Just to give you an idea...
$TELCO calls at 3 AM, Card 4*10 Gigabit went down on a backbone router... at 1AM. It needs to be replaced. ( notice that some customers have already been down for two hours ).
I ask for all the relevant information ( site location, how to get in the site, and so on ) and then call $SUB-CONTRACTOR ( dubbed as $SUB after ) for an on site tech to go there to replace the card. $SUB calls 30 minutes later asking me for more details ( site acces and location.. .dummy, I sent them to you when I opened the ticket ), I repeat the relevant information... 15 minutes laters $SUB gives me the name and mobile number of the tech that will change the card. ( yeah another 45 minutes lost )
Site is in the backyard of nowhere in Froggy Land, The tech from $SUB will take one hour to reach his office and grab cards ( notice the plural ) and then he will have to dr'ive for 2 hours... ( So basically when he reach the site [note it doesn't means when he replace the card, just parking his car near the site ], the card has been down for 5H45... )
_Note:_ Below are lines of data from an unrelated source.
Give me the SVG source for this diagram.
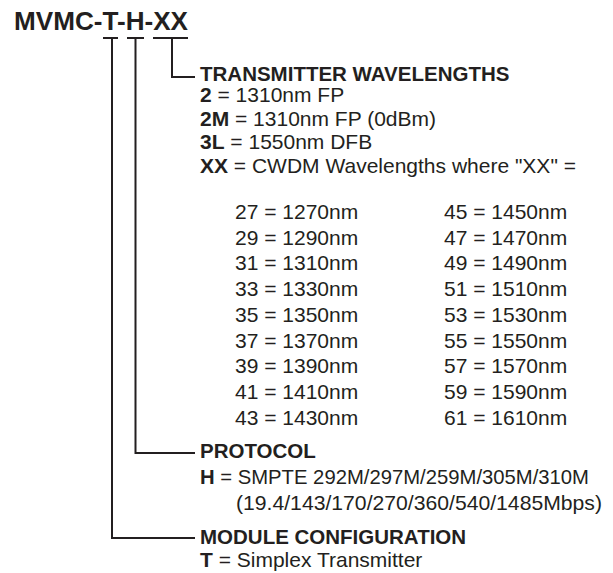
<svg xmlns="http://www.w3.org/2000/svg" width="613" height="573" viewBox="0 0 613 573">
<style>
text{font-family:"Liberation Sans",Arial,sans-serif;fill:#231f20}
.t{font-size:25px;font-weight:bold}
.h{font-size:20.5px;font-weight:bold}
.b{font-size:21px}
.k{font-weight:bold}
.ln{stroke:#231f20;stroke-width:2;fill:none}
</style>
<rect width="613" height="573" fill="#fff"/>
<g id="title">
<text class="t" x="14" y="30" textLength="174" lengthAdjust="spacingAndGlyphs">MVMC-T-H-XX</text>
</g>
<g id="connectors">
<path class="ln" d="M103 38H118M127 38H144M153 38H188"/>
<path class="ln" d="M172 38V77H195"/>
<path class="ln" d="M135.5 38V453H195"/>
<path class="ln" d="M112 38V538H195"/>
</g>
<g id="wavelengths">
<text class="h" x="200" y="81">TRANSMITTER WAVELENGTHS</text>
<text class="b" x="200" y="102"><tspan class="k">2</tspan> = 1310nm FP</text>
<text class="b" x="200" y="125.5"><tspan class="k">2M</tspan> = 1310nm FP (0dBm)</text>
<text class="b" x="200" y="149"><tspan class="k">3L</tspan> = 1550nm DFB</text>
<text class="b" x="200" y="172.5"><tspan class="k">XX</tspan> = CWDM Wavelengths where "XX" =</text>
<g id="cwdm-table">
<text class="b" x="235" y="219">27 = 1270nm</text>
<text class="b" x="235" y="244.7">29 = 1290nm</text>
<text class="b" x="235" y="270.4">31 = 1310nm</text>
<text class="b" x="235" y="296.1">33 = 1330nm</text>
<text class="b" x="235" y="321.8">35 = 1350nm</text>
<text class="b" x="235" y="347.5">37 = 1370nm</text>
<text class="b" x="235" y="373.2">39 = 1390nm</text>
<text class="b" x="235" y="398.9">41 = 1410nm</text>
<text class="b" x="235" y="424.6">43 = 1430nm</text>
<text class="b" x="444" y="219">45 = 1450nm</text>
<text class="b" x="444" y="244.7">47 = 1470nm</text>
<text class="b" x="444" y="270.4">49 = 1490nm</text>
<text class="b" x="444" y="296.1">51 = 1510nm</text>
<text class="b" x="444" y="321.8">53 = 1530nm</text>
<text class="b" x="444" y="347.5">55 = 1550nm</text>
<text class="b" x="444" y="373.2">57 = 1570nm</text>
<text class="b" x="444" y="398.9">59 = 1590nm</text>
<text class="b" x="444" y="424.6">61 = 1610nm</text>
</g>
</g>
<g id="protocol">
<text class="h" x="200" y="458">PROTOCOL</text>
<text class="b" x="200" y="484" textLength="389" lengthAdjust="spacingAndGlyphs"><tspan class="k">H</tspan> = SMPTE 292M/297M/259M/305M/310M</text>
<text class="b" x="236" y="510" textLength="366" lengthAdjust="spacingAndGlyphs">(19.4/143/170/270/360/540/1485Mbps)</text>
</g>
<g id="module">
<text class="h" x="200" y="544">MODULE CONFIGURATION</text>
<text class="b" x="200" y="567"><tspan class="k">T</tspan> = Simplex Transmitter</text>
</g>
</svg>
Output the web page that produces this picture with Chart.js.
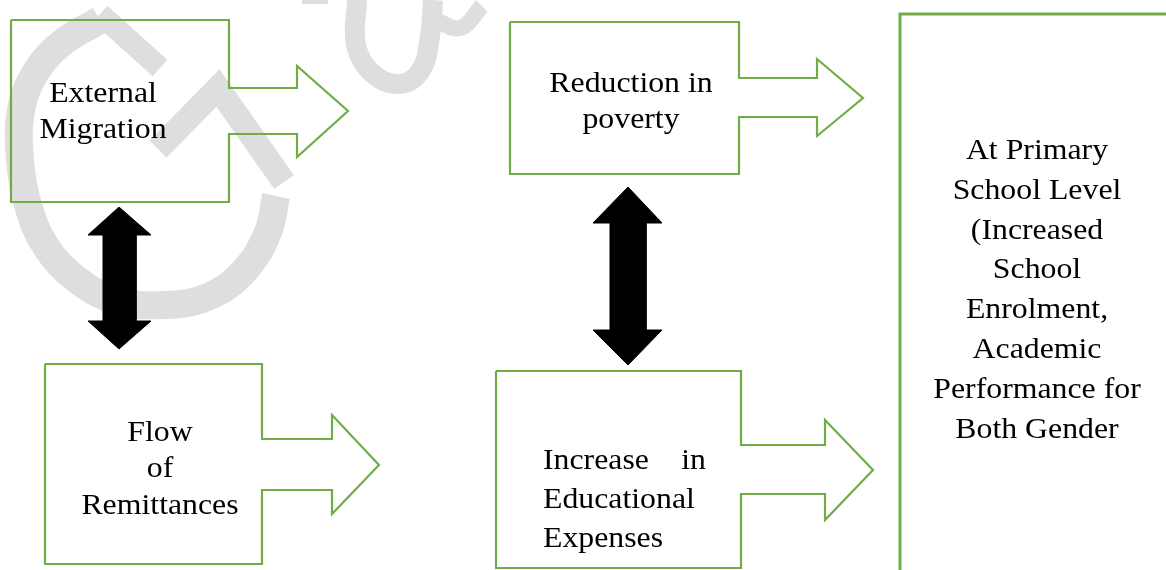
<!DOCTYPE html>
<html lang="en">
<head>
    <meta charset="UTF-8">
    <title>Remittances and Education</title>
    <script src="https://cdn.jsdelivr.net/npm/chart.js"></script>
    <style>
        body {
            margin: 0;
            background: #ffffff;
        }
        #wrap {
            width: 1166px;
            height: 570px;
        }
    </style>
</head>
<body>
    <div id="wrap">
        <canvas id="flowChart" width="1166" height="570"></canvas>
    </div>

    <script>
        // outline shapes (box + right arrow), in picture units
        const migrationBox = [[11,20],[229,20],[229,88],[297,88],[297,66],[348,111],[297,157],[297,134],[229,134],[229,202],[11,202],[11,20]];
        const povertyBox = [[510,22],[739,22],[739,78],[817,78],[817,59],[863,98],[817,136],[817,117],[739,117],[739,174],[510,174],[510,22]];
        const remittanceBox = [[45,364],[262,364],[262,439],[332,439],[332,415],[379,465],[332,514],[332,490],[262,490],[262,564],[45,564],[45,364]];
        const expensesBox = [[496,371],[741,371],[741,445],[825,445],[825,420],[873,470],[825,520],[825,494],[741,494],[741,568],[496,568],[496,371]];
        const outcomeBox = [[900,570],[900,14],[1166,14]];

        // black double arrows
        const leftLink = [[119,207],[151,235],[136,235],[136,321],[151,321],[119,349],[88,321],[103,321],[103,235],[88,235],[119,207]];
        const middleLink = [[628,187],[662,223],[646,223],[646,330],[662,330],[628,365],[593,330],[610,330],[610,223],[593,223],[628,187]];

        // faint watermark strokes
        const markArc = [[100,20],[62,43],[36,72],[21,110],[20,160],[28,205],[45,245],[75,278],[115,300],[165,305],[210,296],[245,270],[268,232],[276,196]];
        const markTop = [[100,14],[160,68]];
        const markBar = [[158,149],[218,88],[284,182]];
        const markLoop = [[357,0],[356,45],[373,74],[400,84],[421,70],[430,36],[433,0]];
        const markTail = [[432,18],[460,28],[482,6]];
        const markSpeck = [[302,2],[328,2]];

        const migrationText = ['External', 'Migration'];
        const povertyText = ['Reduction in', 'poverty'];
        const remittanceText = ['Flow', 'of', 'Remittances'];
        const expensesText = ['Increase', 'in', 'Educational', 'Expenses'];
        const outcomeText = ['At Primary', 'School Level', '(Increased', 'School', 'Enrolment,', 'Academic', 'Performance for', 'Both Gender'];

        const pts = arr => arr.map(p => ({ x: p[0], y: p[1] }));

        function outline(arr, width) {
            return {
                data: pts(arr), showLine: true, pointRadius: 0, borderColor: '#70ad47',
                borderWidth: width || 2.2, borderJoinStyle: 'miter', fill: false, order: 0
            };
        }
        function solid(arr) {
            return {
                data: pts(arr), showLine: true, pointRadius: 0, borderColor: '#000000',
                backgroundColor: '#000000', borderWidth: 1, fill: 'shape', order: 0
            };
        }
        function mark(arr, width, curve) {
            return {
                data: pts(arr), showLine: true, pointRadius: 0, borderColor: '#dedede',
                borderWidth: width, borderCapStyle: 'butt', tension: curve ? 0.4 : 0, fill: false, order: 1
            };
        }

        // the source text is a little wider than a plain serif face
        const STRETCH = 1.06;

        const textPlugin = {
            id: 'boxText',
            afterDatasetsDraw(chart) {
                const ctx = chart.ctx;
                const sx = v => chart.scales.x.getPixelForValue(v);
                const sy = v => chart.scales.y.getPixelForValue(v);

                const put = (t, x, y, align) => {
                    ctx.save();
                    ctx.translate(sx(x), sy(y));
                    ctx.scale(STRETCH, 1);
                    ctx.fillStyle = '#000000';
                    ctx.font = '30px "Liberation Serif", "Times New Roman", serif';
                    ctx.textBaseline = 'alphabetic';
                    ctx.textAlign = align;
                    ctx.fillText(t, 0, 0);
                    ctx.restore();
                };
                const centered = (lines, cx, y0, step) => {
                    lines.forEach((t, i) => put(t, cx, y0 + i * step, 'center'));
                };
                centered(migrationText, 103, 101.5, 36.7);
                centered(povertyText, 631, 91.5, 36.7);
                centered(remittanceText, 160, 440.5, 36.8);
                centered(outcomeText, 1037, 159, 39.8);

                // justified first line, then left aligned
                put(expensesText[0], 543, 469, 'left');
                put(expensesText[1], 706, 469, 'right');
                put(expensesText[2], 543, 508, 'left');
                put(expensesText[3], 543, 547, 'left');
            }
        };

        new Chart(document.getElementById('flowChart'), {
            type: 'scatter',
            data: {
                datasets: [
                    outline(migrationBox), outline(povertyBox), outline(remittanceBox), outline(expensesBox),
                    outline(outcomeBox, 3),
                    solid(leftLink), solid(middleLink),
                    mark(markArc, 28, true), mark(markTop, 22), mark(markBar, 24),
                    mark(markLoop, 20, true), mark(markTail, 16, true), mark(markSpeck, 4)
                ]
            },
            options: {
                responsive: false,
                animation: false,
                layout: { padding: 0 },
                plugins: { legend: { display: false }, tooltip: { enabled: false } },
                scales: {
                    x: { type: 'linear', min: 0, max: 1166, display: false },
                    y: { type: 'linear', min: 0, max: 570, reverse: true, display: false }
                }
            },
            plugins: [textPlugin]
        });
    </script>
</body>
</html>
Once there site access was good ( he got lucky, it's not uncommon that they can't get inside ), so he replaces the card ( add 15 to 30 more minutes ), new cards is DOA ( Dead on Arrival, about 10% are like that... in some case it's up to 20% ), he needs to go back to car to fetch the other card ( he got lucky he could bring two cards ) [ 15 more minutes ]... Second Card is good...
So in the end for the people connected to that router ( Bad Luck, the card was carrying the backbone ports, so lots of people was isolated ) the downtime was... Almost 6 hours...
And that's a lucky case...
I can give you one recent example where the time between being called ( 1hour after failure ) and the time for the new cards to work is more than 12 hours.
So since usually the Monday Maintenance is datacenter stuff, it can means so many things ( moving servers to another rack cabinet, replacing all the switches, upgrading the SAN, new firmwares on stuff... and Windows Patches ) that Massive Maintenance Windows are not that massive.
I could also tell you about a system update for a French $TELCO that spanned from Friday 6PM to Monday 7 AM... and at Sunday 5PM we noticed that we had forgotten half the data in the migration... It was a happy night after that ( Happy Coding, Happy data extracting and Happy keep the customer busy so that he won't notice that we have a Problem.
Yes we managed to avoid having to extend the maintenance window, but it had a cost : nobody with any knowledge on that system was at work on monday, to the despair of the Project Mangler.
That is unexpected downtime. Planned downtime not completing in the window is piss poor planning.